Municipal Bonds - An Over-Reliance on the 'Honor System'

April 13, 2020

by Howard Haykin



Municipal Bonds, issued by cities, states, counties and other local governments, provide investors with fixed interest payments that typically are triple-tax exempt – free of federal, state and local income taxes. Which make them a popular investment – in 2018, the muni bond market was $3.8 trillion.  - - -



However, ask an investor who just bought or sold a muni bond whether their broker-dealer gave the best price and charged a fair commission or transaction fee, and they're likely to say "they guess so, but they don't know for sure." 


That's because there's no centralized market data for municipal bonds as there is for stocks, and because broker-dealers often transact with muni bond customers on a principal basis – i.e., they buy or sell muni bonds from their own inventory, and then apply a transaction fee in the form or a mark-up or mark-down to the trade price, rather than apply an openly-stated commission.

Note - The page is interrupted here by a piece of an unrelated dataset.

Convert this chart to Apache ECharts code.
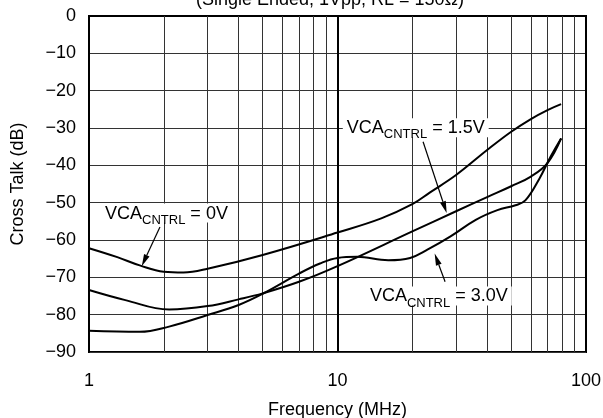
<!DOCTYPE html>
<html>
<head>
<meta charset="utf-8">
<script src="https://cdn.jsdelivr.net/npm/echarts@6/dist/echarts.min.js"></script>
<style>
  html, body { margin: 0; padding: 0; background: #fff; }
  #chart { width: 603px; height: 418px; }
</style>
</head>
<body>
<div id="chart"></div>
<script>
// VCA_CNTRL = 0V
const freq0V = [1, 1.3, 1.6, 2.0, 2.4, 3, 5, 10, 15, 20, 23.5, 30, 40, 50, 60, 70, 79.4]
const xtalk0V = [-62.2, -64.6, -66.8, -68.5, -68.7, -67.7, -64.0, -58.0, -54.2, -50.4, -47.3, -42.6, -35.9, -31.0, -27.6, -25.2, -23.6]
// VCA_CNTRL = 1.5V
const freq15V = [1, 1.4, 2.1, 3, 4, 5, 7, 10, 20, 30, 40, 50, 60, 70, 79.4]
const xtalk15V = [-73.4, -76.1, -78.6, -77.7, -75.9, -74.3, -71.2, -67.0, -57.7, -52.3, -48.5, -45.6, -43.0, -39.4, -32.8]
// VCA_CNTRL = 3.0V
const freq30V = [1, 1.6, 2.1, 3, 4, 5, 7, 8.5, 10, 12, 16, 19.6, 23, 28.4, 36, 44, 52, 57, 65, 72, 79.4]
const xtalk30V = [-84.3, -84.6, -83.2, -80.1, -77.4, -74.4, -69.0, -66.3, -64.8, -64.5, -65.4, -64.8, -62.6, -59.1, -54.6, -52.0, -50.7, -49.4, -43.5, -37.7, -32.8]

// minor log grid lines
const minorFreqs = [2, 3, 4, 5, 6, 7, 8, 9, 20, 30, 40, 50, 60, 70, 80, 90]

// annotations: label start [freq, dB], arrow start, arrow tip
const notes = [
  { volt: '0V', at: [1.16, -52.8], from: [1.93, -56.5], to: [1.63, -67.0] },
  { volt: '1.5V', at: [10.9, -29.9], from: [22.1, -33.7], to: [27.5, -52.8] },
  { volt: '3.0V', at: [13.5, -75.0], from: [27.1, -71.2], to: [24.6, -63.6] }
]

const FONT = 'Liberation Sans'
const pair = (xs, ys) => xs.map((x, i) => [x, ys[i]])

const chart = echarts.init(document.getElementById('chart'))

const curve = (name, data) => ({
  name,
  type: 'line',
  data,
  showSymbol: false,
  smooth: 0.4,
  silent: true,
  z: 5,
  lineStyle: { color: '#000', width: 2 }
})

const option = {
  animation: false,
  grid: {
    left: 89,
    right: 17,
    top: 16,
    bottom: 66,
    outerBoundsMode: 'none',
    containLabel: false,
    show: true,
    borderColor: '#000',
    borderWidth: 2
  },
  xAxis: {
    type: 'log',
    logBase: 10,
    min: 1,
    max: 100,
    name: 'Frequency (MHz)',
    nameLocation: 'middle',
    nameGap: 49,
    nameTextStyle: { fontSize: 18, fontFamily: FONT, color: '#000' },
    axisLine: { lineStyle: { color: '#000', width: 2 } },
    axisTick: { show: false },
    axisLabel: { fontSize: 18, fontFamily: FONT, color: '#000', margin: 20 },
    splitLine: { show: true, lineStyle: { color: '#000', width: 2 } }
  },
  yAxis: {
    type: 'value',
    min: -90,
    max: 0,
    interval: 10,
    name: 'Cross Talk (dB)',
    nameLocation: 'middle',
    nameGap: 62,
    nameTextStyle: { fontSize: 18, fontFamily: FONT, color: '#000' },
    axisLine: { show: true, lineStyle: { color: '#000', width: 2 } },
    axisTick: { show: false },
    axisLabel: {
      fontSize: 18,
      fontFamily: FONT,
      color: '#000',
      margin: 13,
      formatter: v => (v < 0 ? '\u2212' + Math.abs(v) : String(v))
    },
    splitLine: { show: true, lineStyle: { color: '#333', width: 1 } }
  },
  series: [
    Object.assign(curve('0V', pair(freq0V, xtalk0V)), {
      markLine: {
        silent: true,
        symbol: 'none',
        label: { show: false },
        lineStyle: { color: '#333', width: 1, type: 'solid' },
        emphasis: { disabled: true },
        data: minorFreqs.map(f => ({ xAxis: f }))
      }
    }),
    curve('1.5V', pair(freq15V, xtalk15V)),
    curve('3.0V', pair(freq30V, xtalk30V))
  ]
}

chart.setOption(option)

// title (cut off at the top edge in the original)
const graphics = [{
  type: 'text',
  silent: true,
  style: {
    text: '(Single Ended, 1Vpp, RL = 150\u03A9)',
    x: 330,
    y: 0,
    align: 'center',
    verticalAlign: 'middle',
    fill: '#000',
    font: '18px ' + FONT
  }
}]

notes.forEach(n => {
  const p = chart.convertToPixel({ gridIndex: 0 }, n.at)
  const a = chart.convertToPixel({ gridIndex: 0 }, n.from)
  const b = chart.convertToPixel({ gridIndex: 0 }, n.to)
  graphics.push({
    type: 'text',
    silent: true,
    z: 10,
    style: {
      text: '{m|VCA}{s|CNTRL}{m| = ' + n.volt + '}',
      x: p[0] - 4,
      y: p[1],
      align: 'left',
      verticalAlign: 'middle',
      backgroundColor: '#fff',
      padding: [1, 4, 0, 4],
      rich: {
        m: { fontSize: 18, fontFamily: FONT, lineHeight: 18, verticalAlign: 'top', fill: '#000' },
        s: { fontSize: 13, fontFamily: FONT, lineHeight: 13, padding: [9, 0, 0, 0], verticalAlign: 'top', fill: '#000' }
      }
    }
  })
  // arrow shaft + head
  const dx = b[0] - a[0], dy = b[1] - a[1]
  const len = Math.sqrt(dx * dx + dy * dy)
  const ux = dx / len, uy = dy / len
  const hl = 12, hw = 3
  const bx = b[0] - ux * hl, by = b[1] - uy * hl
  graphics.push({
    type: 'line',
    silent: true,
    z: 11,
    shape: { x1: a[0], y1: a[1], x2: bx, y2: by },
    style: { stroke: '#000', lineWidth: 1.2 }
  })
  graphics.push({
    type: 'polygon',
    silent: true,
    z: 11,
    shape: { points: [[b[0], b[1]], [bx - uy * hw, by + ux * hw], [bx + uy * hw, by - ux * hw]] },
    style: { fill: '#000' }
  })
})

chart.setOption({ graphic: graphics })
</script>
</body>
</html>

A mark-up is added to the price a customer pays on a purchase; a mark-down is deducted from the price a customer receives on a sale.



INVESTOR PROTECTION.    Municipal bond investors are first and foremost protected by an 'honor system' that's largely based on the integrity of their broker-dealers. Absent this safeguad, it is likely that other safeguards may be irrelevant or insufficient to adequately protect investors. 


That said, each broker-dealer relies on a set of internal controls (Written Supervisory Procedures, or WSPs) to ensure that brokers, traders and other personnel act responsibly and in compliance with industry rules and regulations, as well as firm policies. For WSPs to be effective, firms are expected to keep these documents updated for new rules and business practices. 


Another safeguard is the oversight and enforcement provided by industry regulators. FINRA (Financial Industry Regulatory Authority) and MSRB (Municipal Securities Rulemaking Board) monitor their member firms (broker-dealers), largely by examining selected transactions for compliance. While those efforts are limited in scope and can only go so far, they did manage to catch one firm that didn't do best by its customers.



WHAT WENT WRONG.    FINRA found that a reputable Chicago-based broker-dealer had failed to provide some of its customers with best prices on muni bond transactions. The firm erred by relying on a computer program to determine transaction prices, while ignoring executed prices of recent trades in those particular securities. That same broker-dealer was also cited for charging excessive mark-ups or mark-downs on some transactions.


To settle these charges, the broker-dealer had to pay a $35,000 fine and reimburse $19,000 to customers who were overcharged.